I'll be approaching Game IV similarly to how I managed Total Anarchy. Game Maker Studio should be extremely easy to work with and is the only feasible option when trying to make a fully fledged 3D action adventure game in under a year with a team of one person.

But will Game IV be another GTA clone? I've been considering game play changes that would really take it out of that category. These ideas are by no means final as I'll need to bring into consideration tester opinion and how new features work with the rest of the game engine. I'm reluctant to call even Total Anarchy a GTA clone nowadays as commercial games such as Saints Row and Driver: Parallel Lines mimic the GTA formula even closer than my old games. I never saw Saints Row being given a futuristic setting away from the USA anyway!

Looking at the Grand Theft Auto series along with the Saints Row series it's becoming clear that one is taking the deep, detailed and immersion route while the other is piling on endless game play features to pack in as much sandbox fun as possible. Saints Row was a good laugh, in fact I'm still having fun with the latest release but I'm never going to find it as memorable or as worthwhile as any of the GTA games. I completed Saints Row 2 about two and a half years ago and now I couldn't be able to tell you the names of any of the characters. I even forget how it ends... just that you kill all the enemies in a spectacular fashion. The GTA stories, on the other hand, well I can recite the order of the missions and all of the characters involved, even in San Andreas. I have this annoying party trick whenever I see a friend playing GTA where I'll get them to point at a car that's barely visible on the horizon and I'll be able to tell them what it's called and whether it's worth jacking. I'll then sing along to whatever is playing on the radio station. I really cared about the worlds that GTA simulated. No other game has immersed me and held my attention like GTA and it remains the only series I follow and get genuinely excited about new releases. (And Grand Theft Auto V looks to be epic!)

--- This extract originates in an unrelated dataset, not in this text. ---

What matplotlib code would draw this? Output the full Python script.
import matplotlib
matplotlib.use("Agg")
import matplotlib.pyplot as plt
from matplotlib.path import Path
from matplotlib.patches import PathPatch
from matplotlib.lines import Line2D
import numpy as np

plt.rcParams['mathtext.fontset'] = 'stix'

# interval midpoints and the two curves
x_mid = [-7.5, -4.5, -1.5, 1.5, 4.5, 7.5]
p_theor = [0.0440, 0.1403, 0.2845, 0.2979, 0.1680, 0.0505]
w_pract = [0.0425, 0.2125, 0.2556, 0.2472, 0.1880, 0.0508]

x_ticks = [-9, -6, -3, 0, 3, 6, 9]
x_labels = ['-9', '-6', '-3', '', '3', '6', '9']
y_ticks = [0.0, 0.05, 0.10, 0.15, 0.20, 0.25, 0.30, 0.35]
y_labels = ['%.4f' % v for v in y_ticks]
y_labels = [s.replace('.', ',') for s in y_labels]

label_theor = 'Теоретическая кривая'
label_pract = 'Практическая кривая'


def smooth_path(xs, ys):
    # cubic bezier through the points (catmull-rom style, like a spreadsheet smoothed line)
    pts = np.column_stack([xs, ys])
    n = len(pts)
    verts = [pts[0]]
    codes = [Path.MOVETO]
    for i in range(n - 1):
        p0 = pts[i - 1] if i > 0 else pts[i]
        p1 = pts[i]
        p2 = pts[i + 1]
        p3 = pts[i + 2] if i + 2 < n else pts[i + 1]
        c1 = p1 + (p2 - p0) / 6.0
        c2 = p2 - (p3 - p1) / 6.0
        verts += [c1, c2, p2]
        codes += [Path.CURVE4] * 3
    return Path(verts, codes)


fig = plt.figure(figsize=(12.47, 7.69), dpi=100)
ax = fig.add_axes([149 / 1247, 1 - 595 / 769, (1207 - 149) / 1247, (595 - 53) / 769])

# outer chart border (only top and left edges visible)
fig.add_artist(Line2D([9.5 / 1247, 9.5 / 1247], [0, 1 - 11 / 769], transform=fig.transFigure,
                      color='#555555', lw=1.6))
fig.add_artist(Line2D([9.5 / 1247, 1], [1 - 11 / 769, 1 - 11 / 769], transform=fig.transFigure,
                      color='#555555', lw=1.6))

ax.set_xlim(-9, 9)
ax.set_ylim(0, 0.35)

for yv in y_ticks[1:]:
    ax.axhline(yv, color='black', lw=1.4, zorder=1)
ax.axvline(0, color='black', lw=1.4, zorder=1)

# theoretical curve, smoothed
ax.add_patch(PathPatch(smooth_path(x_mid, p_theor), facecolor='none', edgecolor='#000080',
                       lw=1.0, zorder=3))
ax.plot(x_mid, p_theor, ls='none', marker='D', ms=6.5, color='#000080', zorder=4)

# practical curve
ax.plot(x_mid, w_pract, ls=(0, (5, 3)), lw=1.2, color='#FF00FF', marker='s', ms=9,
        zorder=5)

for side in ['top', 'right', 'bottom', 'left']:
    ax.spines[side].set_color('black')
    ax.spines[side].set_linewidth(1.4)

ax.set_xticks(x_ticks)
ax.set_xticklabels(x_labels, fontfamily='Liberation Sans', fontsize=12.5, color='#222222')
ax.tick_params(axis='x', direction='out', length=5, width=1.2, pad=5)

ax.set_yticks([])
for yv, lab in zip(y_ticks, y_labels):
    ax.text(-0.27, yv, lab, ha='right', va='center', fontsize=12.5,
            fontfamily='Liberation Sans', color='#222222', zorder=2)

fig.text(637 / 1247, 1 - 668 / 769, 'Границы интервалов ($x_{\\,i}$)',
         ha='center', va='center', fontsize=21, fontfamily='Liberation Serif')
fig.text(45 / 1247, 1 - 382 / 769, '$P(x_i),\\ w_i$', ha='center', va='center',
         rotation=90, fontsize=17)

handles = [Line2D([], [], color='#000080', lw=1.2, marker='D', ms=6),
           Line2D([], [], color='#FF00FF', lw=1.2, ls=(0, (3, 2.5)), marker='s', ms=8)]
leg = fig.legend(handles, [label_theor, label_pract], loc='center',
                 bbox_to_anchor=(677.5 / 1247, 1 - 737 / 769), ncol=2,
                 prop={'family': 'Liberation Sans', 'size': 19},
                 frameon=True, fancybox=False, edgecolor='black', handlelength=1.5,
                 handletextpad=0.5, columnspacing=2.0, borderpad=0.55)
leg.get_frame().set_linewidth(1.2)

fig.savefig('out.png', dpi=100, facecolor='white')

Through producing my own sandbox game I have the opportunity to create a world that's based on my own imagination - and I'd love to develop some of my ideas into forming a world that can deeply immerse the player. I really enjoyed making the futuristic city of New Verago for Total Anarchy and look forward to brushing up on my basic 3D modelling skills and constructing another skyline for this new game. And will the game be fully 3D? I get this question a lot... for now know that without a team of artists and animators there's no hope of producing a nice looking and fully 3D game, not with Game Maker anyway. The Crimelife series Sakisa produced were very impressive but it suffers from looking too much like an attempt to replicate GTA:III; and yes, it's fair to say that Total Anarchy is pretty close to GTA2 in certain respects. Game IV is going to look a lot different from games I've produced in the past.

I've never had the chance to develop a good story for a game even though I've always penned out characters and themes during development. Total Anarchy never really made it past the beta so the missions were mostly left out. You get to see 'dirty Mitch' and drive him to a hotel on the seafront but that's about it. This game was meant to have quite a lot more to it including different gangs that you could be allied or opposed to, an underground resistance movement that would hire you to blow stuff up, this crazy old lady who uses you to start riots around the city... loads of fun rubbish like that.

Total Anarchy became my baby as I was growing up. You see I've been making these sorts of games since I was fourteen and have never thought to myself, even at my current age of twenty, that I'll never make another one. While Boxville and Pliston weren't much more than experimental fan-games, Total Anarchy got some publicity and recognition. While I'm a musician first and only a hobbyist when it comes to game development, Total Anarchy is still the most notable thing I've ever put together. So yeah, time to let my baby grow a little. New engine, new story and entirely new style. I hope that this can be big, especially if I can start to bring this thing out on both PC, Mac and maybe even mobile platforms.

This blog is going to cover what I'm up to over the next year so. It'll hopefully get more interesting as more of the game comes together. I'll be posting about how I'm making the resources, developing the world and programming each feature. I get tonnes of e-mails and comments each week from people who demand to see the source code for Total Anarchy but rather than throw my clumsily written code and a large collection of my own personal resources (I get annoyed at seeing my stuff ripped and used in amateur games, sorry) into the public domain I'd like to walk you through how this new project is made so some of you can become familiar with such a huge bedroom game creation process.